Thursday, April 17, 2014

Three Hikes


Back in early January one of my hiking buddies sent me an email recapping the facts and figures for the mountain adventures we had done in 2013.

“If baseball is nothing but a game of statistics,” he wrote,  “why can't hiking be, too?”

I understood that my friend was joking, because the reality is that we don’t do hikes so that later we can brag about how many miles we have traveled, or how high we have climbed on a peak. Our trips are more about breathing clean air, taking in the beauty of nature, recharging our spirits.

Still, the numbers were kind of fun to know. According to my friend’s journal, we did 42 hikes in 2013; traveled 391 miles, for an average of 9.3 miles per hike;  and gained 105,404 feet (19.96 miles) of elevation, for an average of 2,510 feet per hike.

“If nothing else,” my friend concluded, “doing this calculation demonstrates that I have way, way too much idle time on my hands.”

Today I thought I’d post sets of pictures I’ve shot on hikes my friends and I have done the past three weekends.

The image above is one that a friend shot of me, laying in the high country snow and using a compact camera to make snaps of the others who were on the trip (I also carry a larger camera to use for more "serious" pictures.)

That hike was on the Icicle Ridge Trail in the Central Cascades, a route that begins down low in warm, spring sunshine,  but climbs 4800-feet into snow.





A week later we decided to head to the dry, sagebrush country in the Yakima River Canyon. Meadowlarks sang to us as we made the several-hour trek up, up, up to the top of Umtanum Ridge.  Colorful, sunburned lichens decorated the rocks of the canyon.
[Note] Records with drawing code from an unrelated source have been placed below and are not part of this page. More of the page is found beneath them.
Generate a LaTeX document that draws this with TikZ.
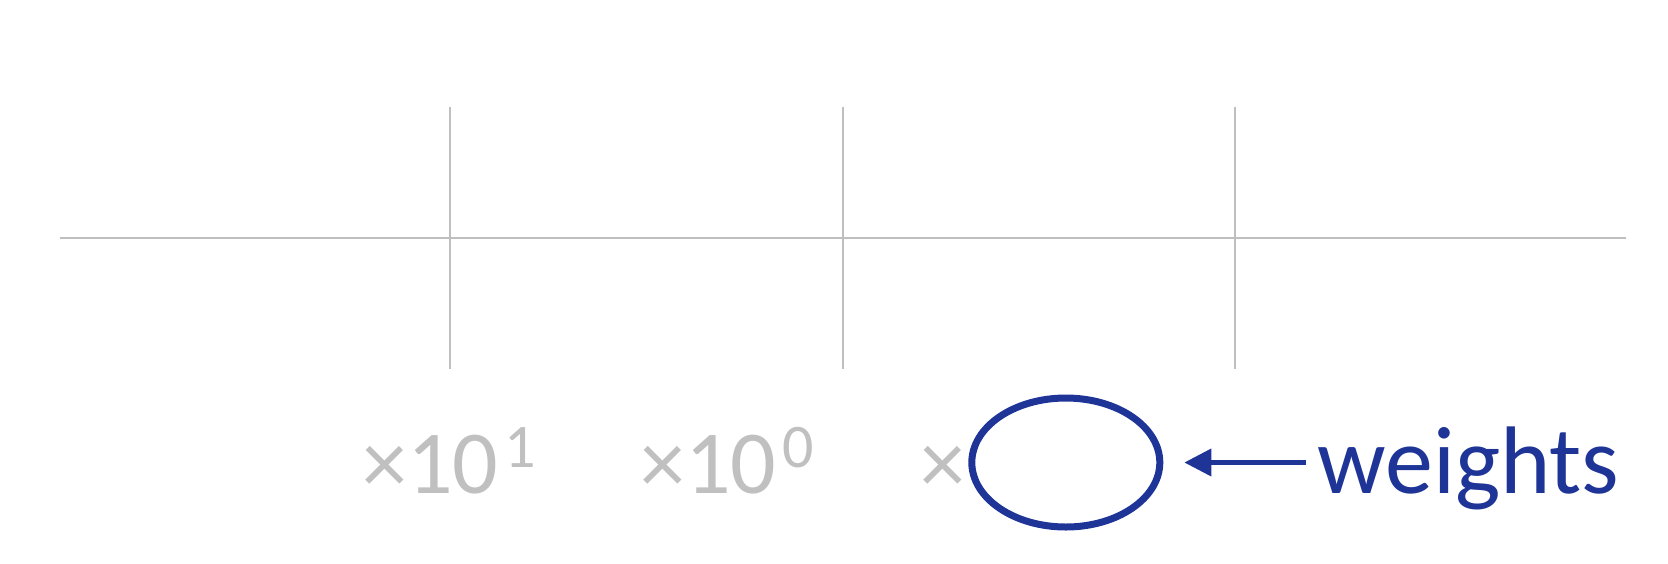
\documentclass[tikz,border=0pt]{standalone}
\usepackage{fontspec}
\setmainfont{Carlito}
\usetikzlibrary{arrows.meta,shapes.geometric}
\definecolor{gridgrey}{HTML}{BFBFBF}
\definecolor{txtgrey}{HTML}{C0C0C0}
\definecolor{wblue}{HTML}{1F3497}
\newcommand{\supnum}[1]{\kern3pt\raisebox{12.7pt}{\fontsize{31}{34}\selectfont #1}}
\begin{document}
\begin{tikzpicture}[x=0.5pt,y=-0.5pt,
  gridline/.style={draw=gridgrey,line width=1pt},
  scalelbl/.style={inner sep=0pt,anchor=base west,text=txtgrey,font=\fontsize{45}{50}\selectfont},
]
\useasboundingbox (0,0) rectangle (1668,563);
\draw[gridline] (59.5,238) -- (1625.5,238);
\draw[gridline] (450,106.5) -- (450,369);
\draw[gridline] (842.5,106.5) -- (842.5,369);
\draw[gridline] (1235,106.5) -- (1235,369);
\node[scalelbl] (t1) at (362,493) {×10\supnum{1}};
\node[scalelbl] (t2) at (640,493) {×10\supnum{0}};
\node[scalelbl] (t3) at (920,493) {×};
\node[draw=wblue,line width=3.5pt,ellipse,minimum width=94pt,minimum height=64.5pt,inner sep=0pt,outer sep=0pt] (e) at (1065.8,462.5) {};
\node[inner sep=0pt,anchor=base west,text=wblue,font=\fontsize{48}{52}\selectfont] (w) at (1317,493) {weights};
\draw[wblue,line width=2.5pt,-{Triangle[length=13.5pt,width=13.3pt]},shorten >=12.25pt,shorten <=5.5pt] (w.west |- e.east) -- (e.east);
\end{tikzpicture}
\end{document}
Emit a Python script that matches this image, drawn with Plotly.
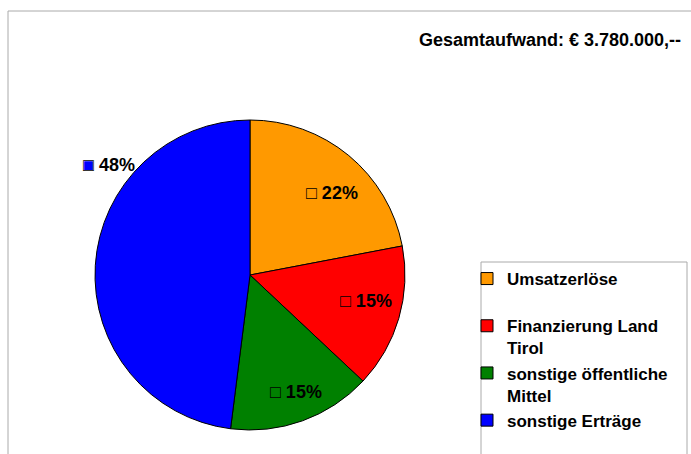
import math
import plotly.graph_objects as go

# ---- data ----
categories = ["Umsatzerlöse", "Finanzierung Land Tirol", "sonstige öffentliche Mittel", "sonstige Erträge"]
legend_labels = ["Umsatzerlöse<br>\u00a0", "Finanzierung Land<br>Tirol", "sonstige öffentliche<br>Mittel", "sonstige Erträge"]
shares = [22, 15, 15, 48]
total_text = "Gesamtaufwand: € 3.780.000,--"

# ---- style ----
colors = ["#FF9900", "#FF0000", "#008000", "#0000FF"]
W, H = 691, 454
FONT = "Arial, 'Liberation Sans', sans-serif"
cx, cy, R = 250, 275, 155          # pie geometry in px
# label placement (radius factor, angle offset deg) per slice
label_r = [0.75, 0.765, 0.81, 1.155]
label_off = [5.4, -3.5, -1.9, 34.4]
label_inside = [True, True, True, False]

fig = go.Figure()
fig.add_trace(go.Pie(
    labels=legend_labels,
    values=shares,
    sort=False,
    direction="clockwise",
    rotation=0,
    marker=dict(colors=colors, line=dict(color="black", width=1)),
    textinfo="none",
    hoverinfo="label+percent",
    domain=dict(x=[(cx - R) / W, (cx + R) / W], y=[(H - cy - R) / H, (H - cy + R) / H]),
))

annotations = []
tot = sum(shares)
cum = 0
for i, v in enumerate(shares):
    mid = (cum + v / 2) / tot * 360 + label_off[i]
    cum += v
    rr = label_r[i] * R
    px = cx + rr * math.sin(math.radians(mid))
    py = cy - rr * math.cos(math.radians(mid))
    pct = f"{round(v / tot * 100)}%"
    font = dict(family=FONT, size=18, color="black", weight="bold")
    if label_inside[i]:
        annotations.append(dict(x=px / W, y=1 - py / H, xref="paper", yref="paper",
                                text="□ " + pct, showarrow=False, xanchor="center",
                                yanchor="middle", font=font))
    else:
        annotations.append(dict(x=px / W, y=1 - py / H, xref="paper", yref="paper",
                                text=f"<span style='color:{colors[i]}'>■</span> " + pct,
                                showarrow=False, xanchor="center", yanchor="middle", font=font))
        annotations.append(dict(x=px / W, y=1 - py / H, xref="paper", yref="paper",
                                text="□<span style='color:rgba(0,0,0,0)'> " + pct + "</span>",
                                showarrow=False, xanchor="center", yanchor="middle", font=font))

annotations.append(dict(x=683 / W, y=1 - 40 / H, xref="paper", yref="paper", text=total_text,
                        showarrow=False, xanchor="right", yanchor="middle",
                        font=dict(family=FONT, size=18, color="black", weight="bold")))

shapes = [
    dict(type="rect", xref="paper", yref="paper", x0=8 / W, x1=1.05, y0=-0.05, y1=1 - 11 / H,
         line=dict(color="#AAAAAA", width=1), fillcolor="rgba(0,0,0,0)", layer="below"),
    dict(type="rect", xref="paper", yref="paper", x0=481 / W, x1=687 / W, y0=-0.05, y1=1 - 262 / H,
         line=dict(color="#AAAAAA", width=1), fillcolor="white", layer="below"),
]

fig.update_layout(
    width=W, height=H,
    margin=dict(l=0, r=0, t=0, b=0, autoexpand=False),
    paper_bgcolor="white", plot_bgcolor="white",
    showlegend=True,
    legend=dict(x=(509 - 42) / W, y=1 - 261 / H, xanchor="left", yanchor="top",
                font=dict(family=FONT, size=17, color="black", weight="bold"),
                bgcolor="rgba(0,0,0,0)", borderwidth=0, valign="top", itemwidth=30),
    annotations=annotations,
    shapes=shapes,
)

fig.write_html("out.html", config={"displayModeBar": False},
               post_script="document.body.style.margin='0';")
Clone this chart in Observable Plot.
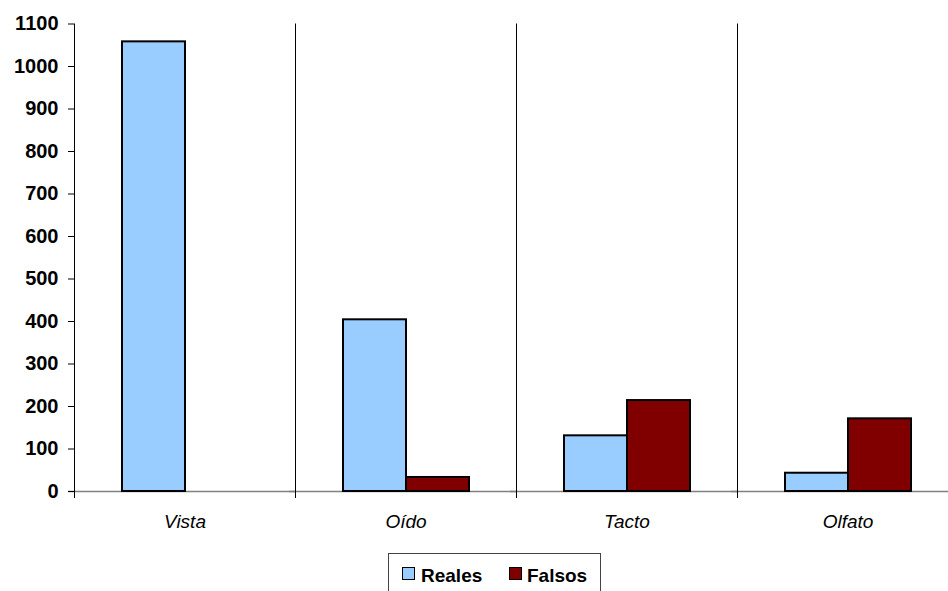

And last weekend a friend and I headed to Mt. Rainier to make the long, snowy trek to Camp Muir at 10,200 feet, the spot where most climbers spend their first night when making the 2-day trip to the 14, 409-foot summit.  We were in snow every step of the way that day but there was not a cloud in the sky. Most of the day it was warm enough that we hiked in just our base layer clothing, not needing jackets.

At day’s end we lingered on Rainier to watch evening light paint nearby Pyramid Peak a red-gold color, and a nearly-full moon rose to complete the picture.